Artist Mary Lee Abbott of Southampton died on August 23, 2019, at the Kanas Center for Hospice Care on Quiogue. She was 98.
Born July 27, 1921, in New York City, and growing up she spent time there, as well as in Southampton, Cambridge, Massachusetts, and Washington, D.C. Her father was Henry Livermore Abbott, a decorated submarine commander in World War I and a member of Roosevelt’s war cabinet during World War II. Her mother was Elizabeth Grinnell of Boston, a poet and syndicated columnist with Hearst. They divorced when Ms. Abbott was young. Her great-great-great-grandfather was President John Adams.
Ms. Abbott came out as a debutante at the Colony Club in 1941. Known as a great beauty and with an out-going nature, she soon became the “famous Mary Lee Abbott,” the “it girl” about town. Vogue magazine put her on the cover which launched a modeling career she pursued for several years, appearing on the covers of Charm, Harper’s Bazaar and Mademoiselle. In 1943 she married Lewis Teague, also a painter and son of Walter Dorwin Teague, the industrial designer. Mr. Teauge was in the Army Air Corps and she followed him around the country as his postings changed, though he never deployed overseas. Meanwhile, she was reading Proust and studying Utrillo, Cézanne and Picasso. In 1946, back in New York, she and and her husband separated and she made the life-changing decision to leave the comfort and security of her privileged life, moving to a cold water flat at 88 Tenth St. to pursue her art.

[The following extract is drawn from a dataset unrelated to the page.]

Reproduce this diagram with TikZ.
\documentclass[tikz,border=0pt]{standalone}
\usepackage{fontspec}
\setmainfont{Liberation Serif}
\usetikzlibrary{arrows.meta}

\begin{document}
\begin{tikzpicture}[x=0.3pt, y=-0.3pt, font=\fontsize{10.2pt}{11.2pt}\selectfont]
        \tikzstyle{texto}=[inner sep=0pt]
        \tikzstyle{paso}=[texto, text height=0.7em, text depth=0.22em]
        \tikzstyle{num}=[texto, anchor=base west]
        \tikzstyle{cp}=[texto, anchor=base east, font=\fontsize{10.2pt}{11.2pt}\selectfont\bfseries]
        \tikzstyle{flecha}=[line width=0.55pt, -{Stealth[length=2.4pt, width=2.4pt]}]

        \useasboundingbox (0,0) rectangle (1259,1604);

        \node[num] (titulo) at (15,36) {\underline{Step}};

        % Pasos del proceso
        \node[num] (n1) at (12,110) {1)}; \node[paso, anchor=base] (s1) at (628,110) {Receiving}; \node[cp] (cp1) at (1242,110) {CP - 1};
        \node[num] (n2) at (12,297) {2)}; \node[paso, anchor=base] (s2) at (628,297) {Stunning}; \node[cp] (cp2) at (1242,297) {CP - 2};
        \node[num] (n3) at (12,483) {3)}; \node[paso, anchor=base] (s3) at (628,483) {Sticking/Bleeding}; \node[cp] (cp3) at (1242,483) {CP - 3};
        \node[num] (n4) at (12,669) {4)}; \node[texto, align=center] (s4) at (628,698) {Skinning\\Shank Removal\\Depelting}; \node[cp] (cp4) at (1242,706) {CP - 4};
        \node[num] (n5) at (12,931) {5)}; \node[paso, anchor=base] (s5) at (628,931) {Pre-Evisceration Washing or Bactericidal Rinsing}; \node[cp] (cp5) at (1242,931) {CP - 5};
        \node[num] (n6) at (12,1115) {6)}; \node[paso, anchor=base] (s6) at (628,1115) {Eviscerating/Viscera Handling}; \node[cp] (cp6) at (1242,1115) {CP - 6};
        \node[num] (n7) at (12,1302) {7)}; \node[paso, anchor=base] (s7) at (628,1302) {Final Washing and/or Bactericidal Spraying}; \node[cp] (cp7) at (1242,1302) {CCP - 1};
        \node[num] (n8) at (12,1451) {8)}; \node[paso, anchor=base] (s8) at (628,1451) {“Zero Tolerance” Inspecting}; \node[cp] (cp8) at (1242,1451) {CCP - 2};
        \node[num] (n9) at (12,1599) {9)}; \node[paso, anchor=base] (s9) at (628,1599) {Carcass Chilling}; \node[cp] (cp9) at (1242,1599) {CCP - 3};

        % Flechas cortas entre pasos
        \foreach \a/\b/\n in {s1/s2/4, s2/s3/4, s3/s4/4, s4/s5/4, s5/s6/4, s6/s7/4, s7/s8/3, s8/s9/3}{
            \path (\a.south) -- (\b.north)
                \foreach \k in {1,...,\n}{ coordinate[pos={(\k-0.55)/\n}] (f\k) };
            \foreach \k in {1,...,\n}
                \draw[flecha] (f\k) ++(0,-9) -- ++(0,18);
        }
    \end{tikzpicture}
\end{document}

In 1949, she went to the Virgin Islands to obtain her divorce from Mr. Teague and met an acquaintance from Southampton, Tom Clyde, who was likewise getting a divorce. They married in May 1950. Mr. Clyde was a retired investor with chronic back problems and preferred spending winters in the warmth of the Caribbean. In Southampton Abbott rented a large barn on a potato farm belonging to the Jablonski family.
She and MR. Clyde summered on Long Island and wintered in Haiti and St. Croix. It was in the Islands that her work began to flourish. She was enthralled by the mountain landscape and the village markets. She had always felt that she was part of nature and the immersion into the Haitian jungle suited her perfectly.

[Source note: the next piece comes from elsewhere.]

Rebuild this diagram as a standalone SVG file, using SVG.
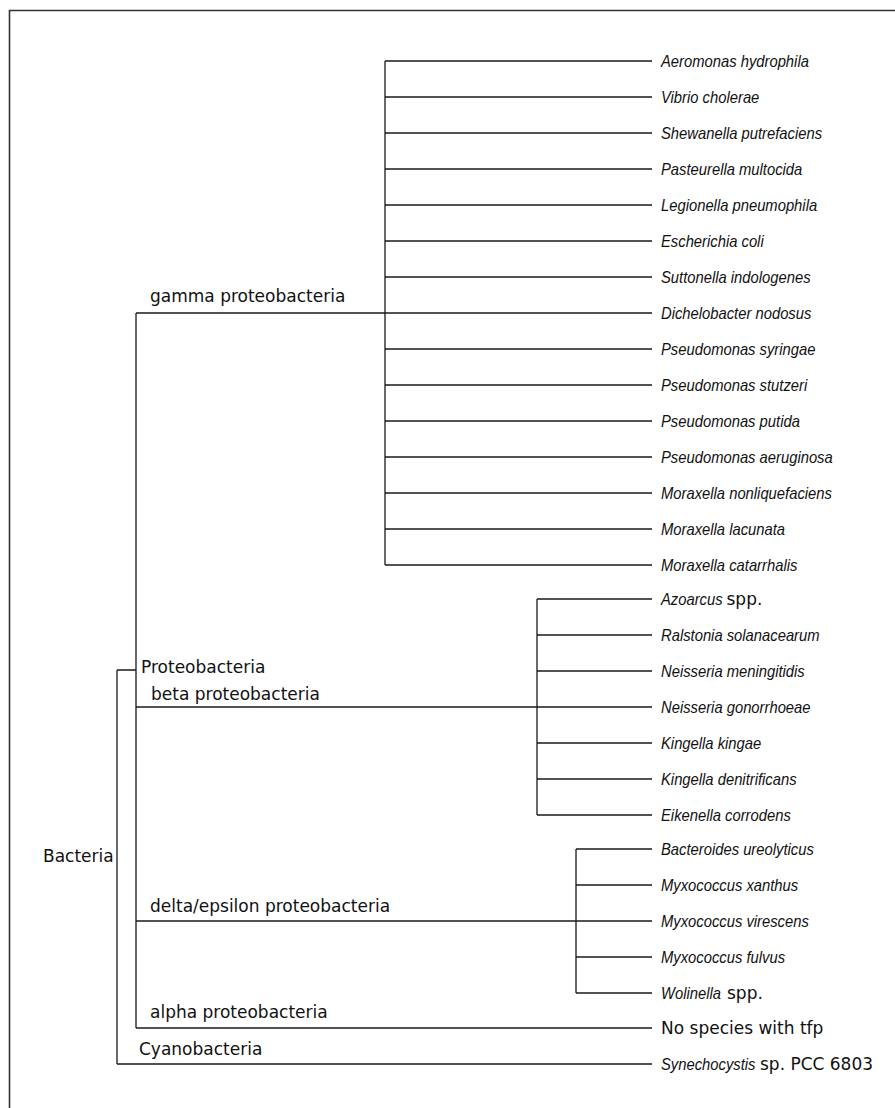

Painting in the American abstract style, she came of age in New York in the late 1940s and was one of the few women represented in the Abstract Expressionist movement and was a member of the famous artist’s “Club”. She was associated with Jackson Pollock, Barnett Newman, Mark Rothko, Elaine de Kooning, among many others. She was particularly close to Willem de Kooning from 1948, until his death in 1997.

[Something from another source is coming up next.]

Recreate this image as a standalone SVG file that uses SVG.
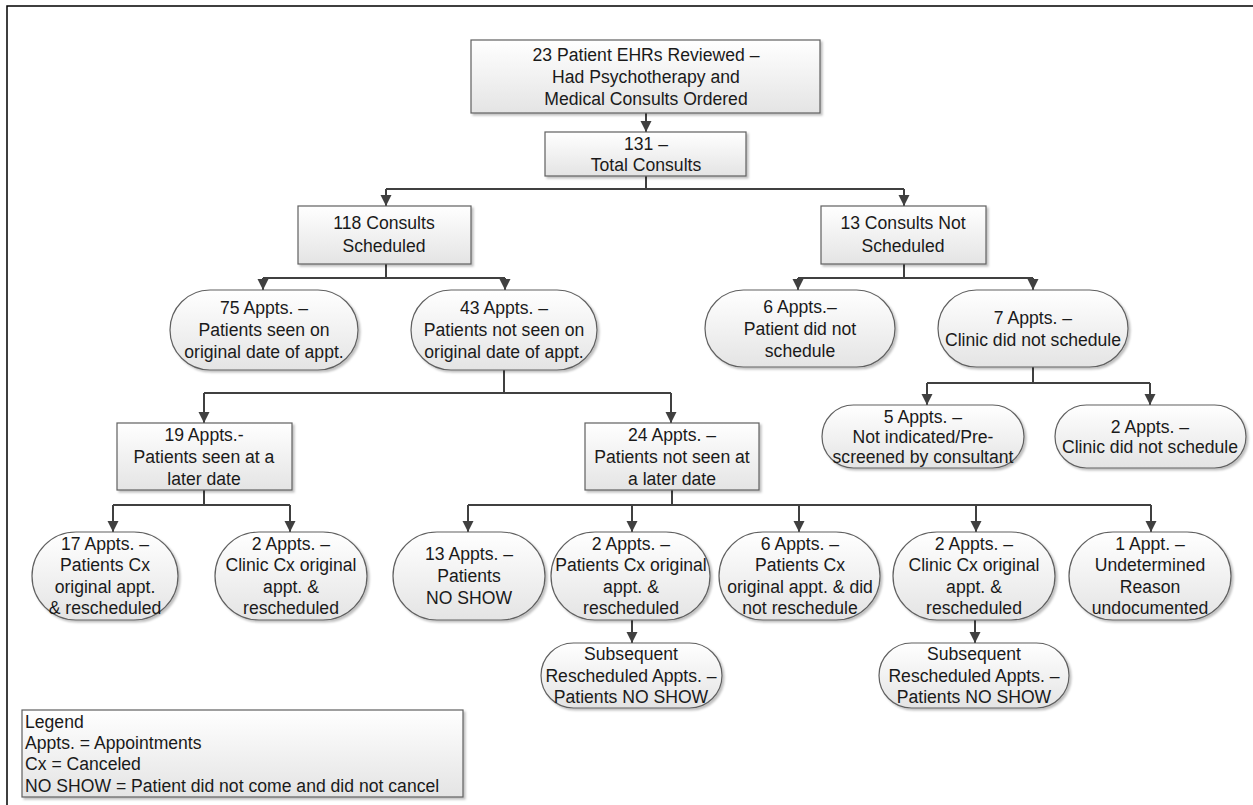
<svg xmlns="http://www.w3.org/2000/svg" width="1253" height="805" viewBox="0 0 1253 805">
<defs>
<linearGradient id="g" x1="0" y1="0" x2="0" y2="1">
<stop offset="0" stop-color="#ffffff"/>
<stop offset="1" stop-color="#e4e4e4"/>
</linearGradient>
<filter id="sh" x="-10%" y="-10%" width="125%" height="130%">
<feDropShadow dx="2" dy="2" stdDeviation="1.2" flood-color="#000" flood-opacity="0.25"/>
</filter>
<marker id="ah" markerUnits="userSpaceOnUse" markerWidth="12" markerHeight="12" refX="11" refY="6" orient="auto">
<path d="M0,0.5 L11,6 L0,11.5 Z" fill="#404040"/>
</marker>
</defs>
<style>
.n{fill:url(#g);stroke:#606060;stroke-width:1.2;filter:url(#sh)}
.t{font-family:"Liberation Sans",Arial,sans-serif;font-size:17.6px;fill:#1a1a1a;text-anchor:middle}
.l{font-family:"Liberation Sans",Arial,sans-serif;font-size:17.6px;fill:#1a1a1a}
.c{fill:none;stroke:#404040;stroke-width:2}
.a{marker-end:url(#ah)}
</style>
<rect width="1253" height="805" fill="#fff"/>
<path d="M7,805 V6 H1253" fill="none" stroke="#000" stroke-width="1.5"/>

<g id="connectors">
<path class="c a" d="M646,113 V132"/>
<path class="c" d="M646,176 V189 M386,189 H904"/>
<path class="c a" d="M386,189 V206"/>
<path class="c a" d="M904,189 V206"/>
<path class="c" d="M386,264 V278 M263,278 H505"/>
<path class="c a" d="M263,278 V290"/>
<path class="c a" d="M505,278 V290"/>
<path class="c" d="M904,264 V278 M798,278 H1033"/>
<path class="c a" d="M798,278 V290"/>
<path class="c a" d="M1033,278 V290"/>
<path class="c" d="M504,370 V393 M204,393 H671"/>
<path class="c a" d="M204,393 V423"/>
<path class="c a" d="M671,393 V423"/>
<path class="c" d="M1033,367 V383 M927,383 H1150"/>
<path class="c a" d="M927,383 V405"/>
<path class="c a" d="M1150,383 V405"/>
<path class="c" d="M204,490 V505 M113,505 H290"/>
<path class="c a" d="M113,505 V532"/>
<path class="c a" d="M290,505 V532"/>
<path class="c" d="M672,490 V505 M468,505 H1151"/>
<path class="c a" d="M468,505 V532"/>
<path class="c a" d="M632,505 V532"/>
<path class="c a" d="M799,505 V532"/>
<path class="c a" d="M976,505 V532"/>
<path class="c a" d="M1151,505 V532"/>
<path class="c a" d="M632,620 V643"/>
<path class="c a" d="M975,620 V643"/>
</g>

<g id="n-ehr"><rect class="n" x="471" y="40" width="349" height="73"/>
<text class="t" x="646" y="61">23 Patient EHRs Reviewed –</text>
<text class="t" x="646" y="83">Had Psychotherapy and</text>
<text class="t" x="646" y="105">Medical Consults Ordered</text></g>

<g id="n-total"><rect class="n" x="545" y="132" width="201" height="44"/>
<text class="t" x="646" y="150">131 –</text>
<text class="t" x="646" y="171">Total Consults</text></g>

<g id="n-sched"><rect class="n" x="298" y="206" width="173" height="58"/>
<text class="t" x="384" y="229">118 Consults</text>
<text class="t" x="384" y="252">Scheduled</text></g>

<g id="n-notsched"><rect class="n" x="821" y="206" width="165" height="58"/>
<text class="t" x="903" y="229">13 Consults Not</text>
<text class="t" x="903" y="252">Scheduled</text></g>

<g id="n-75"><rect class="n" x="170" y="290" width="188" height="80" rx="40"/>
<text class="t" x="264" y="314">75 Appts. –</text>
<text class="t" x="264" y="336">Patients seen on</text>
<text class="t" x="264" y="358">original date of appt.</text></g>

<g id="n-43"><rect class="n" x="411" y="290" width="186" height="80" rx="40"/>
<text class="t" x="504" y="314">43 Appts. –</text>
<text class="t" x="504" y="336">Patients not seen on</text>
<text class="t" x="504" y="358">original date of appt.</text></g>

<g id="n-6p"><rect class="n" x="705" y="290" width="190" height="77" rx="38.5"/>
<text class="t" x="800" y="313">6 Appts.–</text>
<text class="t" x="800" y="335">Patient did not</text>
<text class="t" x="800" y="357">schedule</text></g>

<g id="n-7c"><rect class="n" x="938" y="290" width="190" height="77" rx="38.5"/>
<text class="t" x="1033" y="324">7 Appts. –</text>
<text class="t" x="1033" y="346">Clinic did not schedule</text></g>

<g id="n-19"><rect class="n" x="117" y="423" width="175" height="67"/>
<text class="t" x="204" y="441">19 Appts.-</text>
<text class="t" x="204" y="463">Patients seen at a</text>
<text class="t" x="204" y="485">later date</text></g>

<g id="n-24"><rect class="n" x="585" y="423" width="174" height="67"/>
<text class="t" x="672" y="441">24 Appts. –</text>
<text class="t" x="672" y="463">Patients not seen at</text>
<text class="t" x="672" y="485">a later date</text></g>

<g id="n-5"><rect class="n" x="822" y="405" width="202" height="63" rx="31.5"/>
<text class="t" x="923" y="423">5 Appts. –</text>
<text class="t" x="923" y="443">Not indicated/Pre-</text>
<text class="t" x="923" y="463">screened by consultant</text></g>

<g id="n-2c"><rect class="n" x="1055" y="405" width="191" height="63" rx="31.5"/>
<text class="t" x="1150" y="433">2 Appts. –</text>
<text class="t" x="1150" y="453">Clinic did not schedule</text></g>

<g id="n-17"><rect class="n" x="32" y="532" width="146" height="88" rx="44"/>
<text class="t" x="105" y="550">17 Appts. –</text>
<text class="t" x="105" y="571">Patients Cx</text>
<text class="t" x="105" y="593">original appt.</text>
<text class="t" x="105" y="614">&amp; rescheduled</text></g>

<g id="n-2cl"><rect class="n" x="215" y="532" width="152" height="88" rx="44"/>
<text class="t" x="291" y="550">2 Appts. –</text>
<text class="t" x="291" y="571">Clinic Cx original</text>
<text class="t" x="291" y="593">appt. &amp;</text>
<text class="t" x="291" y="614">rescheduled</text></g>

<g id="n-13"><rect class="n" x="393" y="532" width="152" height="88" rx="44"/>
<text class="t" x="469" y="560">13 Appts. –</text>
<text class="t" x="469" y="582">Patients</text>
<text class="t" x="469" y="604">NO SHOW</text></g>

<g id="n-2p"><rect class="n" x="551" y="532" width="159" height="88" rx="44"/>
<text class="t" x="631" y="550">2 Appts. –</text>
<text class="t" x="631" y="571">Patients Cx original</text>
<text class="t" x="631" y="593">appt. &amp;</text>
<text class="t" x="631" y="614">rescheduled</text></g>

<g id="n-6"><rect class="n" x="719" y="532" width="161" height="88" rx="44"/>
<text class="t" x="800" y="550">6 Appts. –</text>
<text class="t" x="800" y="571">Patients Cx</text>
<text class="t" x="800" y="593">original appt. &amp; did</text>
<text class="t" x="800" y="614">not reschedule</text></g>

<g id="n-2cc"><rect class="n" x="893" y="532" width="162" height="88" rx="44"/>
<text class="t" x="974" y="550">2 Appts. –</text>
<text class="t" x="974" y="571">Clinic Cx original</text>
<text class="t" x="974" y="593">appt. &amp;</text>
<text class="t" x="974" y="614">rescheduled</text></g>

<g id="n-1"><rect class="n" x="1069" y="532" width="162" height="88" rx="44"/>
<text class="t" x="1150" y="550">1 Appt. –</text>
<text class="t" x="1150" y="571">Undetermined</text>
<text class="t" x="1150" y="593">Reason</text>
<text class="t" x="1150" y="614">undocumented</text></g>

<g id="n-sub1"><rect class="n" x="541" y="643" width="181" height="65" rx="32.5"/>
<text class="t" x="631" y="660">Subsequent</text>
<text class="t" x="631" y="682">Rescheduled Appts. –</text>
<text class="t" x="631" y="703">Patients NO SHOW</text></g>

<g id="n-sub2"><rect class="n" x="879" y="643" width="190" height="65" rx="32.5"/>
<text class="t" x="974" y="660">Subsequent</text>
<text class="t" x="974" y="682">Rescheduled Appts. –</text>
<text class="t" x="974" y="703">Patients NO SHOW</text></g>

<g id="legend"><rect class="n" x="22" y="710" width="441" height="87"/>
<text class="l" x="25" y="728">Legend</text>
<text class="l" x="25" y="749">Appts. = Appointments</text>
<text class="l" x="25" y="770">Cx = Canceled</text>
<text class="l" x="25" y="792">NO SHOW = Patient did not come and did not cancel</text></g>
</svg>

She has exhibited in museum and gallery exhibitions across the country, most recently in “Women of Abstract Expressionism,” organized by the Denver Art Museum in 2016. She was represented by the McCormick Gallery of Chicago.
Survivors said she had a lifelong love and affinity for animals, nature and all living things. She saw beauty in everything and her interests in nature and the power of artistic expression were at the core of her existence. She had an irrepressibly positive outlook on life that was infectious.
She is survived by a half-sister, Elizabeth “Bea” Abbott de Mowbray of London; and a half-brother, Peter Munroe, whose residence is unknown; ang Thomas “Toby” Clyde of Boston. She was predeceased by a brother, William Henry Grafton Abbott.
Burial will be in the famiy plot in Boston. A memorial service is being planned for the fall in Southampton.
Memorial donations may be made to Southampton Animal Shelter Foundation.